Ehrlicher hätte die Kanzlerin nicht antworten können. Als Angela Merkel vor wenigen Tagen gefragt wurde, ob sie zur Rettung der Jamaika-Verhandlungen die eigenen Ziele nicht deutlicher hätte benennen müssen, sagte sie, in jener Zeit hätten sich so viele andere geäußert, da hätte noch eine Stimme die Lage auch nicht mehr gebessert. Das klang bescheiden, es wirkte als wolle sie sich zurücknehmen. Im Kern aber war es die Botschaft: Meine Meinung ist nur eine von vielen und also auch nicht weiter wichtig.
Man kann über so ein Politikverständnis staunen. Oder man kann sich bewusst machen, dass Angela Merkel ganz aktuell noch einmal Angela Merkel erklärt hat. So wie sie seit Jahren regiert und agiert; so wie sie große Krisen angeht und wie sie Koalitionen bildet. Lass die anderen reden, schimpfen, schreien und fordern. Ich - die Kanzlerin - werde am Ende eh alles zusammenbinden.
Dahinter steht eine strategische Grundausrichtung. Und die lautet: Wo ich bin, ist die Mitte - egal, wohin diese gerade wandert. Mitte ist Mitte, ganz gleich, ob die SPD, die CSU oder die Grünen diese mal eben besonders stark in eine Richtung verschoben haben. Dass Merkel diese Mitte so gut wie nie selbst definiert, hat sie in zwölf Jahren Kanzlerschaft nicht wirklich gestört. Ihre Strategie war wichtiger als ihre Überzeugung. Ganz nüchtern beschrieben.
Man kann das klug nennen, weil das Merkel'sche Prinzip mehr als zehn Jahre gut funktioniert hat. Man kann es als liberalen Pragmatismus beschreiben; immerhin bleibt sie auf Abstand zu allem, was extrem aussieht. Aber man kann das auch problematisch finden, weil es immer um das Ausbalancieren anderer Kräfte geht und nur selten um das eigene Bekenntnis; weil es clever wirkt, aber das Publikum nicht nachhaltig an einen bindet; und weil sich über die Zeit das Profil der eigenen Partei und der eigenen Person auflöst.
Was also passiert, wenn beim Publikum der Eindruck wächst, dass die Kaiserin inhaltlich nackt sein könnte?

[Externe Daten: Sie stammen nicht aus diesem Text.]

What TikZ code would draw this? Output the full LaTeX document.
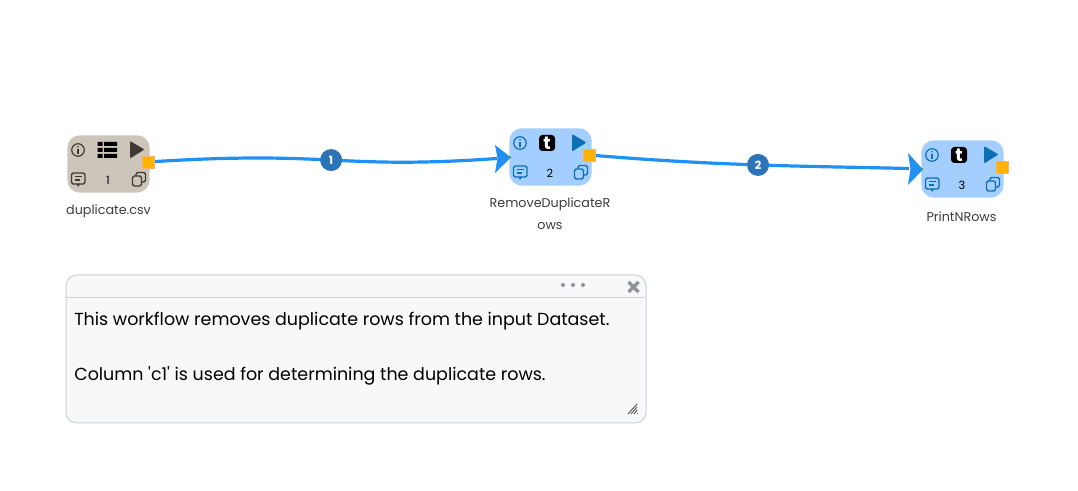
\documentclass[tikz,border=0pt]{standalone}
\usepackage{fontspec}
\setmainfont{Poppins}
\newfontfamily\panelfont{Poppins}
\usetikzlibrary{arrows.meta,bending}
\definecolor{edgeblue}{HTML}{2090F5}
\definecolor{badgeblue}{HTML}{2C74B8}
\definecolor{boxblue}{HTML}{A3CEFD}
\definecolor{boxtan}{HTML}{CCC6BA}
\definecolor{icoblue}{HTML}{0F6FB4}
\definecolor{icodark}{HTML}{3E3A36}
\definecolor{portorange}{HTML}{FFB300}
\definecolor{portgreen}{HTML}{5E9A3A}
\definecolor{panelfill}{HTML}{F7F8FA}
\definecolor{panelline}{HTML}{CDD1D6}
\definecolor{panelgrey}{HTML}{8F9296}
\definecolor{labelgrey}{HTML}{3C3C3C}
\tikzset{
  x=0.75pt,y=-0.75pt,
  wfbox/.style={draw=none,rounded corners=9.5pt,minimum width=61.8pt,minimum height=43pt,inner sep=0pt,anchor=north west},
  wfport/.style={fill=portorange,draw=portorange!70!red!60,line width=0.4pt,minimum size=9pt,inner sep=0pt},
  wfname/.style={text=labelgrey,font=\fontsize{9.55pt}{16.2pt}\selectfont,align=center,inner sep=0pt},
  wfnum/.style={font=\fontsize{8.5pt}{11pt}\selectfont,inner sep=0pt},
  wfedge/.style={draw=edgeblue,line width=2.4pt},
  wfbadge/.style={circle,fill=badgeblue,text=white,minimum size=16.5pt,inner sep=0pt,font=\fontsize{8.5pt}{10pt}\selectfont\bfseries},
  paneltext/.style={anchor=west,inner sep=0pt,text=black,font=\panelfont\fontsize{13.1pt}{17pt}\selectfont}
}
% #1 name, #2 x, #3 y, #4 fill, #5 icon colour, #6 number, #7 centre icon (0 list, 1 t)
\newcommand{\wfnode}[7]{%
  \node[wfbox,fill=#4] (#1) at (#2,#3) {};
  \begin{scope}[shift={(#2,#3)},x=0.75pt,y=-0.75pt]
    % info
    \draw[#5,line width=0.9pt] (11,15) circle[radius=4.7pt];
    \fill[#5] (11,11.8) circle[radius=0.7pt];
    \draw[#5,line width=0.9pt] (11,14.2) -- (11,19);
    % centre
    \ifnum#7=0
      \fill[black] (30.5,7) rectangle (35.5,11) (37,7) rectangle (50,11)
                   (30.5,13) rectangle (35.5,17) (37,13) rectangle (50,17)
                   (30.5,19) rectangle (35.5,23) (37,19) rectangle (50,23);
    \else
      \fill[black,rounded corners=2.5pt] (30,7) rectangle (46,23);
      \node[text=white,inner sep=0pt,font=\fontsize{13.5pt}{13.5pt}\selectfont\bfseries] at (38,15) {t};
    \fi
    % play
    \fill[#5,rounded corners=0.8pt] (63,6) -- (77.5,14.5) -- (63,23.5) -- cycle;
    % comment
    \draw[#5,line width=1pt,rounded corners=1.2pt] (4.5,38) rectangle (18,49);
    \draw[#5,line width=1pt] (7.5,41.5) -- (15,41.5) (7.5,45) -- (12.5,45);
    \fill[#5] (9.5,49) -- (13,49) -- (11,52) -- cycle;
    % number
    \node[wfnum,text=black] at (41,45.5) {#6};
    % copy
    \draw[#5,line width=1pt,rounded corners=1.2pt] (69,37.5) rectangle (78.5,47);
    \fill[#4] (64,41) rectangle (74.5,52);
    \draw[#5,line width=1pt,rounded corners=1.2pt] (65.5,41) rectangle (74.5,51);
  \end{scope}
}
\begin{document}
\begin{tikzpicture}
\useasboundingbox (0,0) rectangle (1078,491);
\fill[white] (0,0) rectangle (1078,491);

\wfnode{src}{67}{135}{boxtan}{icodark}{1}{0}
\wfnode{dedup}{509}{128}{boxblue}{icoblue}{2}{1}
\wfnode{print}{921}{140}{boxblue}{icoblue}{3}{1}

\node[wfname] (srcname) at (108.5,211) {duplicate.csv};
\node[wfname] (dedupname) at (550,214) {RemoveDuplicateR\\ows};
\node[wfname] (printname) at (961.5,216.5) {PrintNRows};

\coordinate (dedupin) at (511,157.5);
\coordinate (printin) at (923,169.5);

\draw[wfedge] (148,162) .. controls (334,150) and (334,170) .. (497,158.5)
  node[wfbadge,pos=0.5] (b1) {1};
\draw[wfedge] (589,155) .. controls (720,166) and (802,166) .. (909,168.5)
  node[wfbadge,pos=0.5] (b2) {2};

\fill[edgeblue] (dedupin) -- (495,145) -- (497.5,158) -- (495,173) -- cycle;
\fill[edgeblue] (printin) -- (908,153) -- (910.5,169) -- (908,185) -- cycle;
\fill[portgreen] (509,156.5) rectangle (511,158.5);
\fill[portgreen] (921,168.5) rectangle (923,170.5);

\node[wfport] (srcport) at (148,162) {};
\node[wfport] (dedupport) at (589,155) {};
\node[wfport] (printport) at (1002,167) {};

% note panel
\node[draw=panelline,fill=panelfill,line width=0.75pt,rounded corners=8pt,minimum width=435pt,minimum height=111pt,inner sep=0pt,anchor=north west] (panel) at (65.5,274.5) {};
\draw[panelline,line width=0.75pt] (66,298) -- (645,298);
\fill[panelgrey] (563,285) circle[radius=1.5pt] (573,285) circle[radius=1.5pt] (583,285) circle[radius=1.5pt];
\draw[panelgrey,line width=2.6pt] (628.5,282) -- (638.5,292) (638.5,282) -- (628.5,292);
\foreach \k in {0,3,6,9}{\draw[panelgrey!60!black,line width=0.7pt] (637,404+\k) -- (628+\k,414);}
\node[paneltext] (line1) at (74,321.5) {This workflow removes duplicate rows from the input Dataset.};
\node[paneltext] (line2) at (74,375.5) {Column 'c1' is used for determining the duplicate rows.};
\end{tikzpicture}
\end{document}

Dann hat sie formal noch die Macht, aber ihr Einfluss auf die Ereignisse schwindet. Angela Merkel nähert sich dem Punkt, an dem sich dieses Gefühl breit macht.
Um zu verstehen, wie es dazu kommen konnte, muss man ein Stück zurückgehen. Genauer gesagt in den Herbst vor zwölf Jahren. Es war für Merkel der Start in ihre Kanzlerschaft. Aber es war auch der Herbst ihrer politischen Katastrophe. Zwei Jahre lang hatte sie mit Verve für große Reformen geworben; seit dem Spätsommer 2003 war sie sehr entschieden und sehr deutlich für einen Umbau des Gesundheits- und des Steuersystems eingetreten. Doch obwohl sie noch wenige Wochen vor dem Wahltag bei fast 48 Prozent Zustimmung gelegen hatte, stürzte sie bis zu jenem 18. September 2005 auf 35 Prozent ab - und konnte sich nur mit größter Mühe in eine große Koalition retten.
Merkel ließ andere vorpreschen
Dass sie gerade eben noch so ins Kanzleramt einzog, verdeckte Vieles; der Neuanfang überlagerte alle Versuche der Ursachenforschung. Merkel und ihre Getreuen schworen sich gleichwohl, wenn auch nur hinter verschlossenen Türen, dass sie ein derartiges Risiko nie wieder eingehen würden.
So begann das neue Denken. Die Idee des Austarierens. Die Strategie: Lass andere vorpreschen, du wirst den Mittelweg durchsetzen. Merkel agierte nicht als Ideengeberin, sie passte sich den Winden und Ideen anderer an. Und sie tat das immer nur dann, wenn es in die Stimmung passte - oder unbedingt sein musste.
Kita-Ausbau und Elterngeld waren nicht ihre Ideen, sondern Initiativen der damaligen Familienministerin Ursula von der Leyen, früh abgeschaut von den Sozialdemokraten. Die Rolle als Umweltkanzlerin auf dem G-8-Gipfel in Heiligendamm passte Merkel zwar wunderbar ins zweite Amtsjahr. Aber wie viel ihr das Thema wert war, zeigt sich an anderer Stelle: Seit 2009 ist der CO₂-Verbrauch in Deutschland nicht gefallen.